* EXERCISE PROMPT: Starting at the first line of the data, please print exactly those lines through the one that holds "Math.round(area.right - area.left)", omitting every picture.

— start —

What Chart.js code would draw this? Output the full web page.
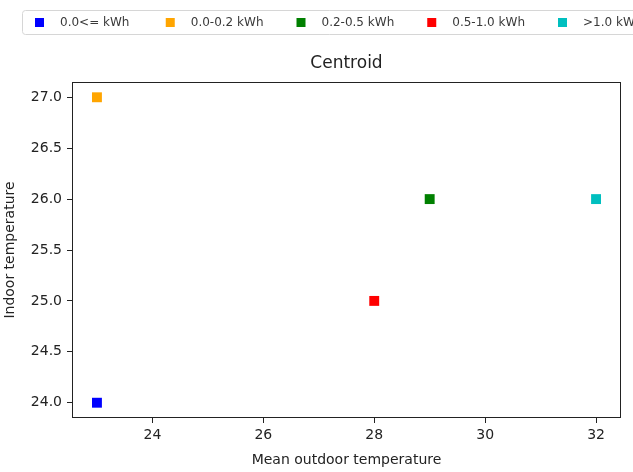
<!DOCTYPE html>
<html>
<head>
<meta charset="utf-8">
<script src="https://cdn.jsdelivr.net/npm/chart.js@4"></script>
<style>
  html, body { margin: 0; padding: 0; background: #fff; }
  #centroid { display: block; }
</style>
</head>
<body>
<canvas id="centroid" width="633" height="472"></canvas>
<script>
// legend labels for the energy groups
var groups = ["0.0<= kWh", "0.0-0.2 kWh", "0.2-0.5 kWh", "0.5-1.0 kWh", ">1.0 kWh"];
// centroid of each group
var meanOutdoor = [23, 23, 29, 28, 32];
var indoorTemp = [24, 27, 26, 25, 26];
var colours = ['#0000ff', '#ffa500', '#008000', '#ff0000', '#00bfbf'];

var xTicks = [24, 26, 28, 30, 32];
var yTicks = [24.0, 24.5, 25.0, 25.5, 26.0, 26.5, 27.0];

var textColour = '#222';
var fontName = "'DejaVu Sans', sans-serif";

// one dataset per group so every group has its own colour
var datasets = [];
for (var i = 0; i < groups.length; i++) {
    datasets.push({
        label: groups[i],
        data: [{x: meanOutdoor[i], y: indoorTemp[i]}],
        backgroundColor: colours[i],
        borderWidth: 0,
        pointStyle: 'rect',
        pointRadius: 7,
        pointHoverRadius: 7
    });
}

// frame, title and the boxed legend on top
var decorations = {
    id: 'decorations',
    afterDraw: function(chart) {
        var ctx = chart.ctx;
        var area = chart.chartArea;
        ctx.save();

        // all four spines
        ctx.strokeStyle = textColour;
        ctx.lineWidth = 1;
        ctx.strokeRect(Math.round(area.left) + 0.5, Math.round(area.top) + 0.5,
            Math.round(area.right - area.left) - 1, Math.round(area.bottom - area.top) - 1);

        // title
        ctx.fillStyle = textColour;
        ctx.font = '17px ' + fontName;
        ctx.textAlign = 'center';
        ctx.textBaseline = 'middle';
        ctx.fillText('Centroid', (area.left + area.right) / 2, 64);

        // legend box (runs off the right side)
        ctx.strokeStyle = '#d6d6d6';
        ctx.beginPath();
        ctx.roundRect(22.5, 10.5, 660, 24, 3);
        ctx.stroke();

        ctx.font = '12px ' + fontName;
        ctx.textAlign = 'left';
        for (var i = 0; i < chart.data.datasets.length; i++) {
            var ds = chart.data.datasets[i];
            var x0 = 35 + i * 130.75;
            ctx.fillStyle = ds.backgroundColor;
            ctx.fillRect(x0, 18, 9, 9);
            ctx.fillStyle = '#3a3a3a';
            ctx.fillText(ds.label, x0 + 25, 22.5);
        }
        ctx.restore();
    }
};

var ctx = document.getElementById('centroid').getContext('2d');
var chart = new Chart(ctx, {
    type: 'scatter',
    data: { datasets: datasets },
    options: {
        responsive: false,
        animation: false,
        layout: { padding: { top: 82, right: 12, bottom: 0, left: 0 } },
        plugins: {
            legend: { display: false },
            title: { display: false },
            tooltip: { enabled: false }
        },
        scales: {
            x: {
                type: 'linear',
                min: 22.55,
                max: 32.45,
                afterBuildTicks: function(scale) {
                    scale.ticks = xTicks.map(function(v) { return {value: v}; });
                },
                afterFit: function(scale) { scale.height = 54; },
                grid: { drawOnChartArea: false, drawTicks: true, tickLength: 5, tickColor: textColour },
                border: { display: false },
                ticks: {
                    padding: 4,
                    color: textColour,
                    font: { family: fontName, size: 14 },
                    callback: function(v) { return v; }
                },
                title: {
                    display: true,
                    text: 'Mean outdoor temperature',
                    color: textColour,
                    font: { family: fontName, size: 14 },
                    padding: { top: 0, bottom: 3 }
                }
            },
            y: {
                type: 'linear',
                min: 23.85,
                max: 27.15,
                afterBuildTicks: function(scale) {
                    scale.ticks = yTicks.map(function(v) { return {value: v}; });
                },
                afterFit: function(scale) { scale.width = 72; },
                grid: { drawOnChartArea: false, drawTicks: true, tickLength: 5, tickColor: textColour },
                border: { display: false },
                ticks: {
                    padding: 5,
                    color: textColour,
                    font: { family: fontName, size: 14 },
                    callback: function(v) { return v.toFixed(1); }
                },
                title: {
                    display: true,
                    text: 'Indoor temperature',
                    color: textColour,
                    font: { family: fontName, size: 14 },
                    padding: { top: 2, bottom: 0 }
                }
            }
        }
    },
    plugins: [decorations]
});
</script>
</body>
</html>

— end —

* RESPONSE BELOW:
What Chart.js code would draw this? Output the full web page.
<!DOCTYPE html>
<html>
<head>
<meta charset="utf-8">
<script src="https://cdn.jsdelivr.net/npm/chart.js@4"></script>
<style>
  html, body { margin: 0; padding: 0; background: #fff; }
  #centroid { display: block; }
</style>
</head>
<body>
<canvas id="centroid" width="633" height="472"></canvas>
<script>
// legend labels for the energy groups
var groups = ["0.0<= kWh", "0.0-0.2 kWh", "0.2-0.5 kWh", "0.5-1.0 kWh", ">1.0 kWh"];
// centroid of each group
var meanOutdoor = [23, 23, 29, 28, 32];
var indoorTemp = [24, 27, 26, 25, 26];
var colours = ['#0000ff', '#ffa500', '#008000', '#ff0000', '#00bfbf'];

var xTicks = [24, 26, 28, 30, 32];
var yTicks = [24.0, 24.5, 25.0, 25.5, 26.0, 26.5, 27.0];

var textColour = '#222';
var fontName = "'DejaVu Sans', sans-serif";

// one dataset per group so every group has its own colour
var datasets = [];
for (var i = 0; i < groups.length; i++) {
    datasets.push({
        label: groups[i],
        data: [{x: meanOutdoor[i], y: indoorTemp[i]}],
        backgroundColor: colours[i],
        borderWidth: 0,
        pointStyle: 'rect',
        pointRadius: 7,
        pointHoverRadius: 7
    });
}

// frame, title and the boxed legend on top
var decorations = {
    id: 'decorations',
    afterDraw: function(chart) {
        var ctx = chart.ctx;
        var area = chart.chartArea;
        ctx.save();

        // all four spines
        ctx.strokeStyle = textColour;
        ctx.lineWidth = 1;
        ctx.strokeRect(Math.round(area.left) + 0.5, Math.round(area.top) + 0.5,
            Math.round(area.right - area.left) - 1, Math.round(area.bottom - area.top) - 1);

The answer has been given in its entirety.